- Haft Cheshmeh Location within Iran
- Coordinates: 33°48′40″N 47°46′08″E﻿ / ﻿33.81111°N 47.76889°E
- Country: Iran
- Province: Lorestan
- County: Chegeni
- District: Shahivand
- Rural District: Kashkan-e Shomali

Population (2016)
- • Total: 190
- Time zone: UTC+3:30 (IRST)

= Haft Cheshmeh, Chegeni =

Village in Lorestan province, Iran

Haft Cheshmeh (هفتچشمه) is a village in Kashkan-e Shomali Rural District (Note: Formerly Kashkan Rural District) of Shahivand District in Chegeni County, (Note: Formerly Dowreh County) Lorestan province, Iran.

==Demographics==
===Population===
At the time of the 2006 National Census, the village's population was 325 in 57 households, when it was in Kashkan Rural District (Note: Renamed Kashkan-e Shomali Rural District) of the former Dowreh-ye Chegeni District in Khorramabad County.

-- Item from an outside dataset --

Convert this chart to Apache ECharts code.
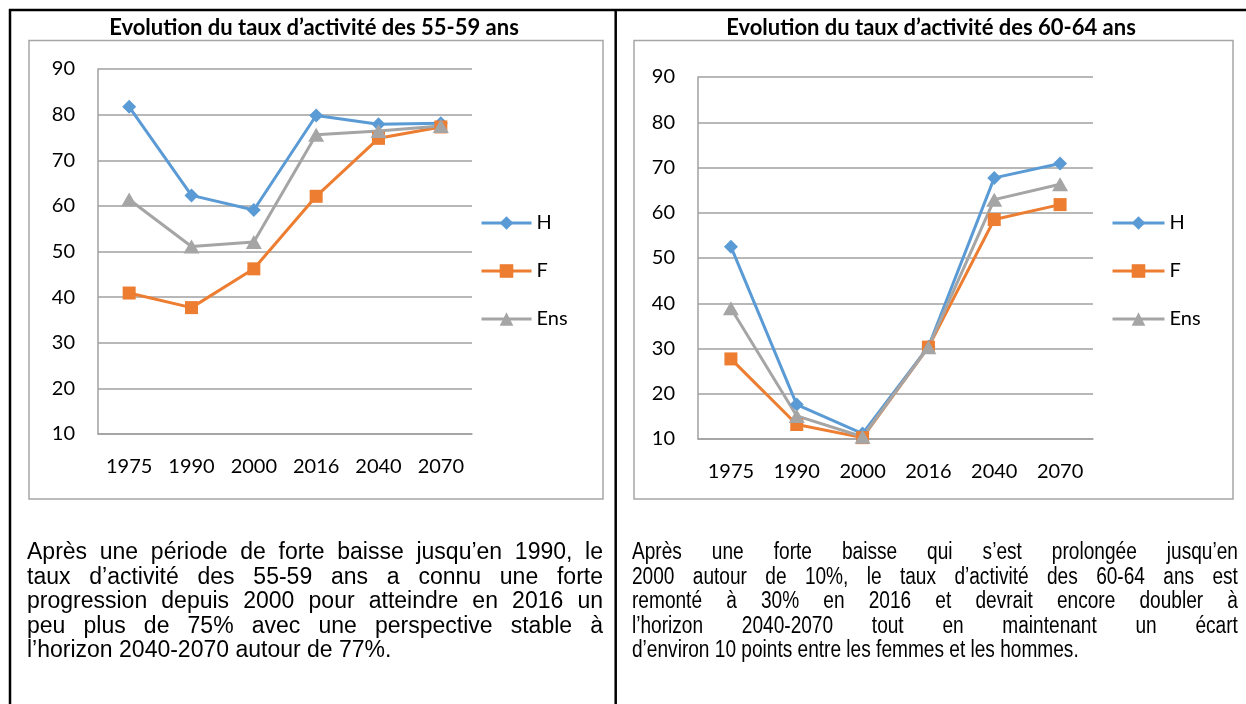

The following census in 2011 counted 221 people in 47 households, by which time the district had been separated from the county in the establishment of Dowreh County. (Note: Renamed Chegeni County) The rural district was transferred to the new Shahivand District and renamed Kashkan-e Shomali Rural District. The 2016 census measured the population of the village as 190 people in 54 households.